Dream Theater-Distance Over Time

Hmmm.  Man, I really hate to say it, but I’m really bummed out about this one.

Let me elaborate a bit before getting into the nitty gritty of this review.  Dream Theater was an important fucking band in the realm of metal.  During the rise of the grunge scene in the early 90s, traditional metal saw a decline in its relevancy and popularity.  It seemed as though bands that featured a guitar god who lay down frenetic leads were cast out of the cool kids’ clique.  During this time, Dream Theater was one of those bands that just stuck to their guns and just did what they did; consequences be damned.  And me and my metalhead friends absolutely fucking loved them for it.  They provided us technical flourish with grand epic songwriting.  They took the proggy brilliance and scope of Rush and melded it with the aggression and metal hooks of Maiden and Priest.  They were a breath of pure metal during a time when traditional metal was hard to come by.  Images and Words.  Awake.  Change of Seasons.  Falling Into Infinity.  Scenes From a Memory.  This four album and one EP streak was an amazing streak of creative prowess.

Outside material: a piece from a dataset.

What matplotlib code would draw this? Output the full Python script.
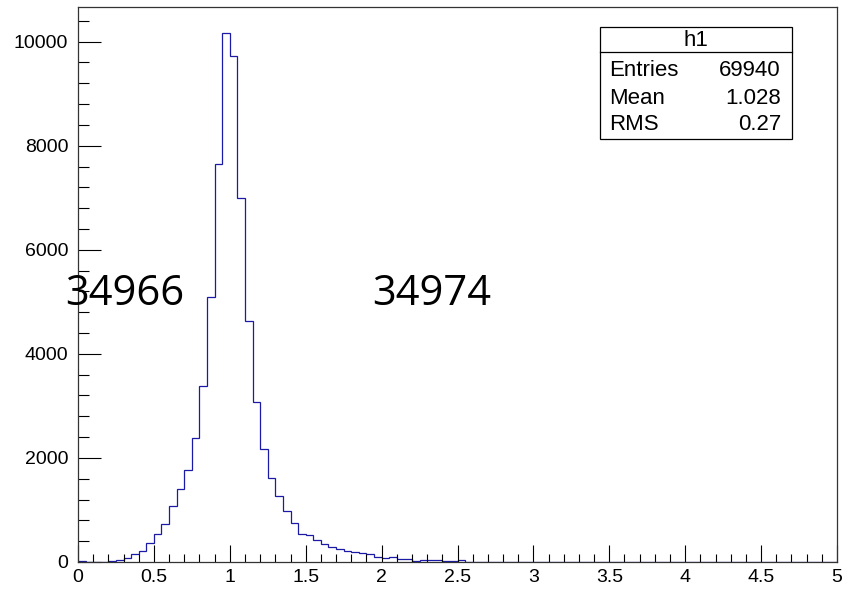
import numpy as np
import matplotlib
matplotlib.use('Agg')
import matplotlib.pyplot as plt
from matplotlib.ticker import MultipleLocator

# histogram h1: 100 bins from 0 to 5, contents
bin_lo = 0.0
bin_hi = 5.0
counts = [
    12, 3, 6, 9, 13, 38, 83, 147, 211, 365,
    538, 730, 1069, 1400, 1766, 2381, 3379, 5100, 7650, 10158,
    9732, 6997, 4639, 3072, 2163, 1606, 1261, 979, 749, 544,
    518, 429, 346, 288, 256, 211, 186, 166, 147, 105,
    85, 100, 51, 51, 13, 32, 32, 32, 13, 13,
    32, 6, 7, 5, 6, 6, 5, 7, 6, 5,
    6, 6, 5, 6, 7, 5, 6, 6, 5, 6,
    6, 0, 5, 5, 0, 0, 0, 4, 0, 4,
    4, 0, 0, 4, 0, 0, 0, 0, 0, 0,
    0, 0, 0, 0, 0, 0, 0, 0, 0, 0,
]
stats_labels = ['Entries', 'Mean', 'RMS']
stats_values = ['69940', '1.028', '0.27']
hist_name = 'h1'
overlay_texts = ['34966', '34974']

W, H = 852, 591
fig = plt.figure(figsize=(W / 100, H / 100), dpi=100)
ax = fig.add_axes([78 / W, 1 - 562 / H, (837 - 78) / W, (562 - 7) / H])

edges = np.linspace(bin_lo, bin_hi, len(counts) + 1)
ax.stairs(counts, edges, color='#1a1aa6', linewidth=0.9, baseline=0)

ax.set_xlim(bin_lo, bin_hi)
ax.set_ylim(0, 1.05 * max(counts))

ax.xaxis.set_major_locator(MultipleLocator(0.5))
ax.xaxis.set_minor_locator(MultipleLocator(0.1))
ax.yaxis.set_major_locator(MultipleLocator(2000))
ax.yaxis.set_minor_locator(MultipleLocator(400))
ax.xaxis.set_major_formatter(plt.FuncFormatter(lambda v, p: f'{v:g}'))

ax.tick_params(axis='x', which='major', direction='in', length=12, width=0.8, pad=5)
ax.tick_params(axis='x', which='minor', direction='in', length=6, width=0.8)
ax.tick_params(axis='y', which='major', direction='in', length=16.5, width=0.8, pad=7)
ax.tick_params(axis='y', which='minor', direction='in', length=8.2, width=0.8)
for lab in ax.get_xticklabels() + ax.get_yticklabels():
    lab.set_fontfamily('Liberation Sans')
    lab.set_fontsize(14)
for sp in ax.spines.values():
    sp.set_linewidth(0.9)
    sp.set_color('#333333')

# stats box
bx0, bx1, by0, by1 = 600, 792, 27, 139
fig.patches.append(plt.Rectangle((bx0 / W, 1 - by1 / H), (bx1 - bx0) / W, (by1 - by0) / H,
                                 transform=fig.transFigure, facecolor='white',
                                 edgecolor='black', linewidth=0.9, zorder=5))
fig.lines.append(plt.Line2D([bx0 / W, bx1 / W], [1 - 52 / H, 1 - 52 / H],
                            transform=fig.transFigure, color='black', linewidth=0.9, zorder=6))
fig.text((bx0 + bx1) / 2 / W, 1 - 40 / H, hist_name, ha='center', va='center',
         fontsize=16, family='Liberation Sans', zorder=7)
for i, (lab, val) in enumerate(zip(stats_labels, stats_values)):
    yy = 1 - (71 + 27 * i) / H
    fig.text(609 / W, yy, lab, ha='left', va='center', fontsize=16,
             family='Liberation Sans', zorder=7)
    fig.text(781 / W, yy, val, ha='right', va='center', fontsize=16,
             family='Liberation Sans', zorder=7)

# big overlay numbers
fig.text(65 / W, 1 - 305 / H, overlay_texts[0], ha='left', va='baseline',
         fontsize=30, family='Open Sans', color='black', zorder=8)
fig.text(372 / W, 1 - 305 / H, overlay_texts[1], ha='left', va='baseline',
         fontsize=30, family='Open Sans', color='black', zorder=8)

fig.savefig('out.png', dpi=100)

And flash forward to now.  We are now on album number four since founding member and driving personality Mike Portnoy left his drummer post.  The output since his departure has been spotty, if not downright dreadful.  This culminated in their previous album, the unfortunately named The Astonishing.  This album seemed like a band trying to regain their past glory of the leaders of progressive metal with an ambitious sci-fi/fantasy concept double album.  To be perfectly blunt, in my opinion, this album was a completely failure on every level.  It felt like a band with zero direction, zero passion and zero confidence in its songwriting ability.  The music was flat and the lyrical content was just downright sap.  I really worried that Dream Theater was becoming a shell of their former selves and were in danger of just becoming a legacy band happy to tour on the songs they wrote when they were still relevant.  Harsh, I know, but this is just how bad that album was received by yours truly.

So, 2019.  A new album.  On the positive side of thing, this feels like a John Petrucci album in that the guitar really drives it.  His leads are still an amazing listen.  But leads ain’t going to make a memorable album (go ask Yngwie).  Distance Over Time is a step back in the right direction for Dream Theater, but it is still a long way from their peak.  There’s just something not quite there in the songs.  Dream Theater’s best work used to manage to be both creative and ambitious.  They produced the kinds of songs that left you with goosebumps both because the creativity and technical brilliance of the music and with the emotional punch of their lyrics.  That aspect is missing here.  Even though there are some tasty riffs and leads, it just never reached that ultimate plateau that I have come to expect of Dream Theater.  For a band with a lesser track record, I may be willing to be a little more lenient in my opinion and expectation.  But, these guys are one of the more talented bands in the world.  I expect magic.  And this, while a capable and solid album, doesn’t bring the magic.